The footing was what experienced Grand Canyon hikers refer to as "ball bearings on plywood." I slipped a few times, growing more and more anxious with each misstep. Finally, both feet went out from under me at once, and I skidded about ten feet toward a 40-foot cliff, stopping just at the edge. I watched as the rocks that had been under my feet freefalled onto a large patch of very spiny Joshua trees at the cliff base.
I started shaking, a tremor that went all the way to my toes. A fine panic began to twist its roots into my brainstem, and I began to wonder frankly if I had gotten myself into one of those fatal desert circumstances, like Muir climbing the Minarets or Abbey on that Canyon ledge.
And then the canyon wren sang.
I don't get to hear canyon wrens often, and then only when I'm traveling in wilderness or some close facsimile, hiking the red rock slot canyons of the Colorado Plateau, or the sky islands of the Sonoran Desert. A Pavlovian association has resulted, in which as soon as I hear that cascade of upturned notes I feel as though I am at the precise center of a world of beauty.
That afternoon on Kessler Peak was no exception. My deadly little box canyon was suddenly the most beautiful place in the world. The tremors stopped, and I saw that a rather obvious safe path had somehow opened up through the slippery talus and tangled cholla. The campsite neighbors, who had been watching my descent, said it suddenly looked as though I had strapped on skates.
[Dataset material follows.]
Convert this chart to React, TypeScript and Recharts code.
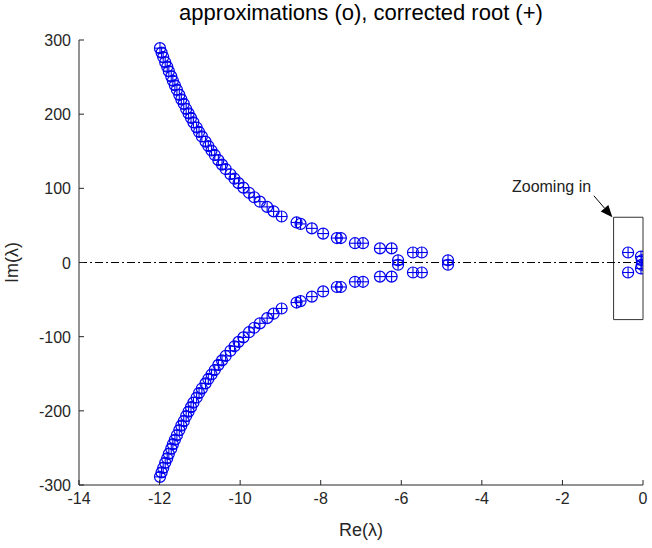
import { ScatterChart, Scatter, XAxis, YAxis, ReferenceLine, ReferenceArea, ReferenceDot } from 'recharts';

// roots in the upper half plane (the lower half is the conjugate set)
const rootRe = [
  -11.99, -11.95, -11.91, -11.86, -11.81, -11.77, -11.71, -11.67, -11.62, -11.57,
  -11.51, -11.46, -11.4, -11.34, -11.28, -11.22, -11.16, -11.08, -11.02, -10.95,
  -10.86, -10.79, -10.71, -10.63, -10.54, -10.45, -10.36, -10.24, -10.14, -10.04,
  -9.92, -9.78, -9.65, -9.51, -9.33, -9.17, -8.97, -8.6, -8.5, -8.22,
  -7.94, -7.6, -7.5, -7.15, -6.95, -6.53, -6.24, -6.08, -5.71, -5.49,
  -4.84, -0.37, -0.05, -0.03,
];
const rootIm = [
  289, 283, 277, 270, 264, 258, 251, 245, 239, 233,
  226, 220, 214, 207, 201, 195, 189, 182, 176, 170,
  163, 157, 151, 145, 138, 132, 126, 119, 113, 107,
  101, 94, 88, 82, 75, 69, 62, 54, 52, 46,
  39, 33, 33, 26, 26, 19, 19, 3, 13.5, 13.5,
  3, 13.5, 8, 3,
];

const xTicks = [-14, -12, -10, -8, -6, -4, -2, 0];
const yTicks = [-300, -200, -100, 0, 100, 200, 300];

// zoom box and annotation (data units)
const zoomBox = { x1: -0.73, x2: 0, y1: -77, y2: 61 };
const arrowFrom = { x: -1.22, y: 90 };
const arrowTo = { x: -0.76, y: 61 };
const noteAt = { x: -2.27, y: 103 };

const points = rootRe.flatMap((re, i) => [
  { re, im: rootIm[i] },
  { re, im: -rootIm[i] },
]);

const FONT = '"Liberation Sans", Arial, Helvetica, sans-serif';
const AXIS = '#262626';
const BLUE = '#0000ee';

function RootMarker(props: any) {
  const { cx, cy } = props;
  const r = 5.5;
  return (
    <g>
      <circle cx={cx} cy={cy} r={r} fill="none" stroke={BLUE} strokeWidth={1.2} />
      <line x1={cx - r} y1={cy} x2={cx + r} y2={cy} stroke={BLUE} strokeWidth={1.1} />
      <line x1={cx} y1={cy - r} x2={cx} y2={cy + r} stroke={BLUE} strokeWidth={1.1} />
    </g>
  );
}

function XTick(props: any) {
  const { x, y, payload } = props;
  return (
    <g>
      <line x1={x} y1={y} x2={x} y2={y - 5} stroke={AXIS} />
      <text x={x} y={y + 19} textAnchor="middle" fontSize={16} fontFamily={FONT} fill={AXIS}>
        {payload.value}
      </text>
    </g>
  );
}

function YTick(props: any) {
  const { x, y, payload } = props;
  return (
    <g>
      <line x1={x} y1={y} x2={x + 5} y2={y} stroke={AXIS} />
      <text x={x - 8} y={y + 6} textAnchor="end" fontSize={16} fontFamily={FONT} fill={AXIS}>
        {payload.value}
      </text>
    </g>
  );
}

function Arrow(props: any) {
  const { x1, y1, x2, y2 } = props;
  const a = Math.atan2(y2 - y1, x2 - x1);
  const len = 12;
  const w = 5;
  const bx = x2 - len * Math.cos(a);
  const by = y2 - len * Math.sin(a);
  const px = -Math.sin(a) * w;
  const py = Math.cos(a) * w;
  return (
    <g>
      <line x1={x1} y1={y1} x2={bx} y2={by} stroke="#000" strokeWidth={1} />
      <polygon points={`${x2},${y2} ${bx + px},${by + py} ${bx - px},${by - py}`} fill="#000" />
    </g>
  );
}

export default function App() {
  return (
    <div style={{ position: 'absolute', left: 0, top: 0, width: 652, height: 548, background: '#fff', fontFamily: FONT }}>
      <div
        style={{
          position: 'absolute',
          left: 79,
          width: 564,
          top: 0,
          textAlign: 'center',
          fontSize: 22,
          lineHeight: '26px',
          color: '#000',
        }}
      >
        approximations (o), corrected root (+)
      </div>
      <ScatterChart width={652} height={548} margin={{ top: 40, right: 9, bottom: 0, left: 0 }}>
        <XAxis
          type="number"
          dataKey="re"
          domain={[-14, 0]}
          ticks={xTicks}
          height={63}
          tickSize={0}
          tickMargin={0}
          tickLine={false}
          tick={<XTick />}
          stroke={AXIS}
          allowDataOverflow
          label={{ value: 'Re(λ)', position: 'insideBottom', offset: 12, style: { fontSize: 18, fontFamily: FONT, fill: AXIS } }}
        />
        <YAxis
          type="number"
          dataKey="im"
          domain={[-300, 300]}
          ticks={yTicks}
          width={79}
          tickSize={0}
          tickMargin={0}
          tickLine={false}
          tick={<YTick />}
          stroke={AXIS}
          allowDataOverflow
          label={{
            value: 'Im(λ)',
            angle: -90,
            position: 'insideLeft',
            offset: 12,
            style: { fontSize: 18, fontFamily: FONT, fill: AXIS, textAnchor: 'middle' },
          }}
        />
        <ReferenceLine y={0} stroke="#000" strokeWidth={1} strokeDasharray="8 3 2 3" />
        <ReferenceArea
          x1={zoomBox.x1}
          x2={zoomBox.x2}
          y1={zoomBox.y1}
          y2={zoomBox.y2}
          fill="none"
          fillOpacity={0}
          stroke="#333"
          strokeWidth={1}
        />
        <ReferenceLine
          segment={[arrowFrom, arrowTo]}
          stroke="#000"
          shape={(p: any) => <Arrow {...p} />}
        />
        <ReferenceDot
          x={noteAt.x}
          y={noteAt.y}
          r={0}
          fill="none"
          stroke="none"
          label={{ value: 'Zooming in', position: 'center', style: { fontSize: 16, fontFamily: FONT, fill: '#222' } }}
        />
        <Scatter data={points} shape={<RootMarker />} isAnimationActive={false} />
      </ScatterChart>
    </div>
  );
}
Posted at September 26, 2004 01:45 PM
The canyon wren's song is without doubt my favorite birdsong on any continent. The nightingale's is lovely because, primarily, it sings at night when nothing else does; the veery's singing with itself is eerie and beautiful. But I doubt whether either one could have gotten you down your slope.
We had a canyon wren that tried to make a nest inside our cabin in Santa Barbara. He sang and peented enthusiastically throughout the shed as he greedily ate spiders. We called him Marcel (as in Proust)... It's almost like a cheery keen boy scout whistle crossed with an opera diva or something.
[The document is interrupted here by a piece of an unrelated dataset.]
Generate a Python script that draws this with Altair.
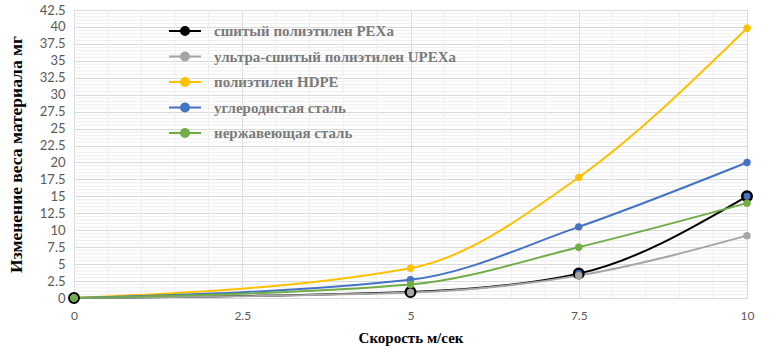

Posted by: Pica at September 27, 2004 06:34 AM
This post reminded me, oddly, of a book I'd read years ago. Bone Games is about trascendence and Zen (or flow) in extreme sports; that feeling of being somehow not-present (or entirely present!) in what your body is suddenly capable off. It sounds as though the canyon wren tore you out of your own self-consciousness and allowed something more trusting to take over, and while the situation you were in was not quite as extreme as many of the stories in the book, the essential experience sounds the same.
(I'd recommend the title, too . . .)
Posted by: Siona at September 27, 2004 09:09 AM
JEEZ, Chris, first you practically get eaten, then you are sliding down a ball-bearing slope toward cliff edges. I'm glad I got to know you after you got smart...seems you've always been lucky...
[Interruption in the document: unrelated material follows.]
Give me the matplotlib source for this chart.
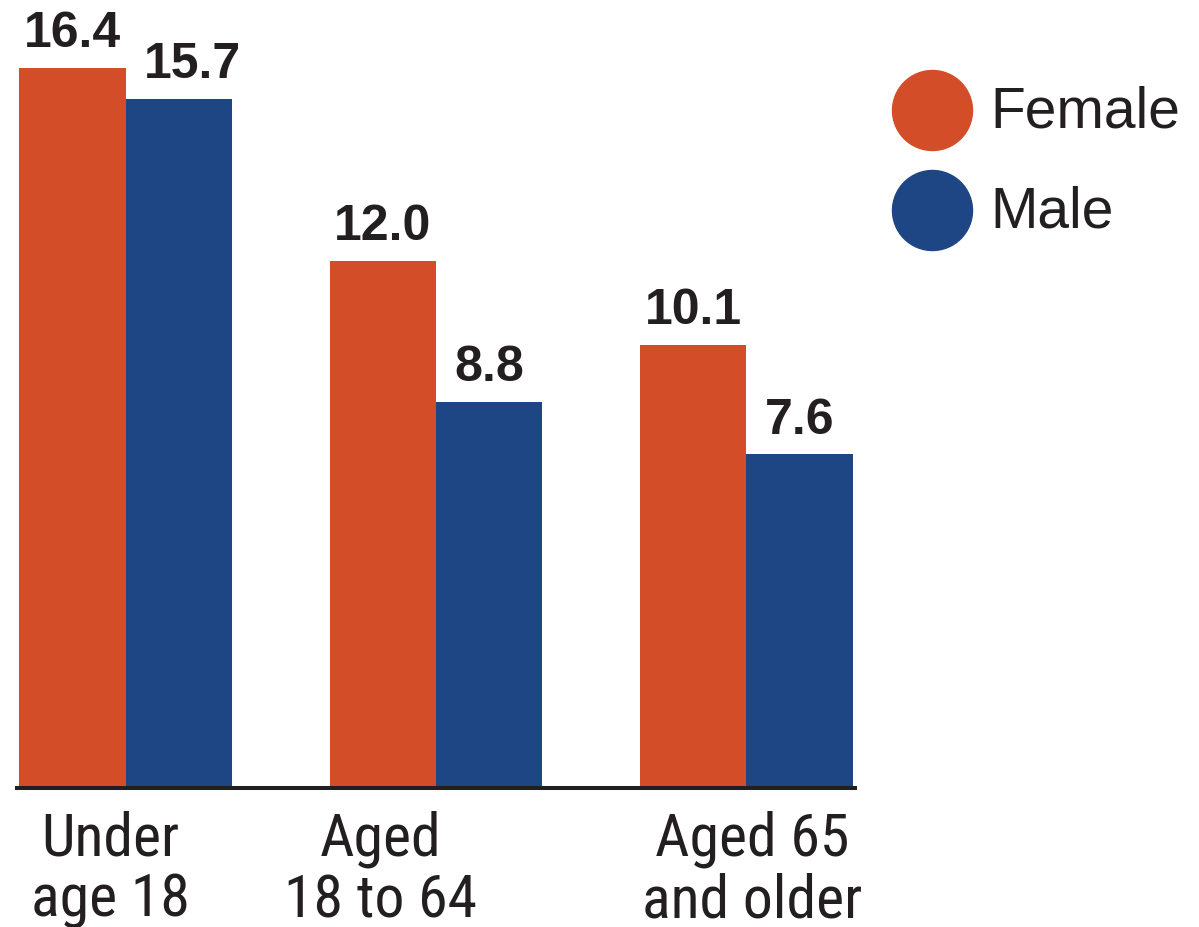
import numpy as np
import matplotlib
matplotlib.use("Agg")
import matplotlib.pyplot as plt
from matplotlib.lines import Line2D

groups = ["Under\nage 18", "Aged\n18 to 64", "Aged 65\nand older"]
female = [16.4, 12.0, 10.1]
male = [15.7, 8.8, 7.6]

FEMALE_COLOR = "#D34D29"
MALE_COLOR = "#1E4684"
INK = "#231F20"

W, H = 1199, 927


def px(x, y):
    # pixel position (from top-left) to figure fraction
    return x / W, 1 - y / H


def main():
    fig = plt.figure(figsize=(W / 100, H / 100), dpi=100)
    ax = fig.add_axes([17 / W, (H - 788) / H, (855 - 17) / W, 788 / H])

    x = np.arange(len(groups))
    width = 0.343
    bars_f = ax.bar(x - width / 2, female, width, color=FEMALE_COLOR, zorder=2)
    bars_m = ax.bar(x + width / 2, male, width, color=MALE_COLOR, zorder=2)

    ax.set_xlim(-0.35, 2.35)
    ax.set_ylim(0, 17.95)

    label_font = dict(family=["Liberation Sans", "DejaVu Sans"], weight="bold",
                      fontsize=36, color=INK)
    for i, b in enumerate(bars_f):
        ax.annotate(f"{female[i]:.1f}", (b.get_x() + b.get_width() / 2, b.get_height()),
                    xytext=(0, 15), textcoords="offset points",
                    ha="center", va="baseline", **label_font)
    for i, b in enumerate(bars_m):
        # first male label is pushed right so it clears its neighbour
        dx = 10 if i == 0 else 0
        ax.annotate(f"{male[i]:.1f}", (b.get_x() + b.get_width() / 2, b.get_height()),
                    xytext=(dx, 15), textcoords="offset points",
                    ha="center", va="baseline", **label_font)

    for s in ["left", "top", "right"]:
        ax.spines[s].set_visible(False)
    ax.spines["bottom"].set_linewidth(2.9)
    ax.spines["bottom"].set_color(INK)
    ax.spines["bottom"].set_zorder(3)
    ax.set_yticks([])
    ax.set_xticks([])

    # category labels sit a little off the group centres, as in the source
    shifts = [-0.05, -0.18, 0.02]
    for i, g in enumerate(groups):
        ax.annotate(g, (x[i] + shifts[i], 0), xycoords=("data", "axes fraction"),
                    xytext=(0, -16), textcoords="offset points",
                    ha="center", va="top", linespacing=1.1,
                    family=["Roboto Condensed", "Liberation Sans", "DejaVu Sans"],
                    fontsize=43, color=INK)

    # legend
    for j, (name, col) in enumerate([("Female", FEMALE_COLOR), ("Male", MALE_COLOR)]):
        cy = 110 + 100 * j
        cx0, cy0 = px(932, cy)
        fig.add_artist(Line2D([cx0], [cy0], marker="o", markersize=57.6,
                              color=col, linestyle="none", transform=fig.transFigure))
        tx, ty = px(990, cy + 18)
        fig.text(tx, ty, name, ha="left", va="baseline",
                 family=["Liberation Sans", "DejaVu Sans"], fontsize=41, color=INK)

    fig.savefig("out.png", dpi=100)


if __name__ == "__main__":
    main()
Posted by: beth at September 27, 2004 10:06 AM
sometimes we have only to quiet ourselves to find what is already there. you are an adventure a minute - aren't you, my friend.
Posted by: Anne at September 27, 2004 10:42 AM
First Barry Lopez, then you. One of these days I'll have to go back to the canyon country and hear one of these birds myself.
Posted by: Dave at September 27, 2004 11:06 AM
Beth is making a seriously unwarranted assumption about my having "got[ten] smart." I expect to have a few more stories when I get back from AZ in a couple weeks, and then I'll be getting home to a new kayak...
Posted by: Chris Clarke at September 27, 2004 11:50 AM
and Siona, Schultheis is a seriously wonderful writer. Thanks for the lead to a title I hadn't seen yet.
Posted by: Chris Clarke at September 27, 2004 11:53 AM
I've enjoyed poking around your place here.
I had never heard a canyon wren until a rafting trip on the Colorado. Once you hear it echoing off the canyon walls, you never forget it.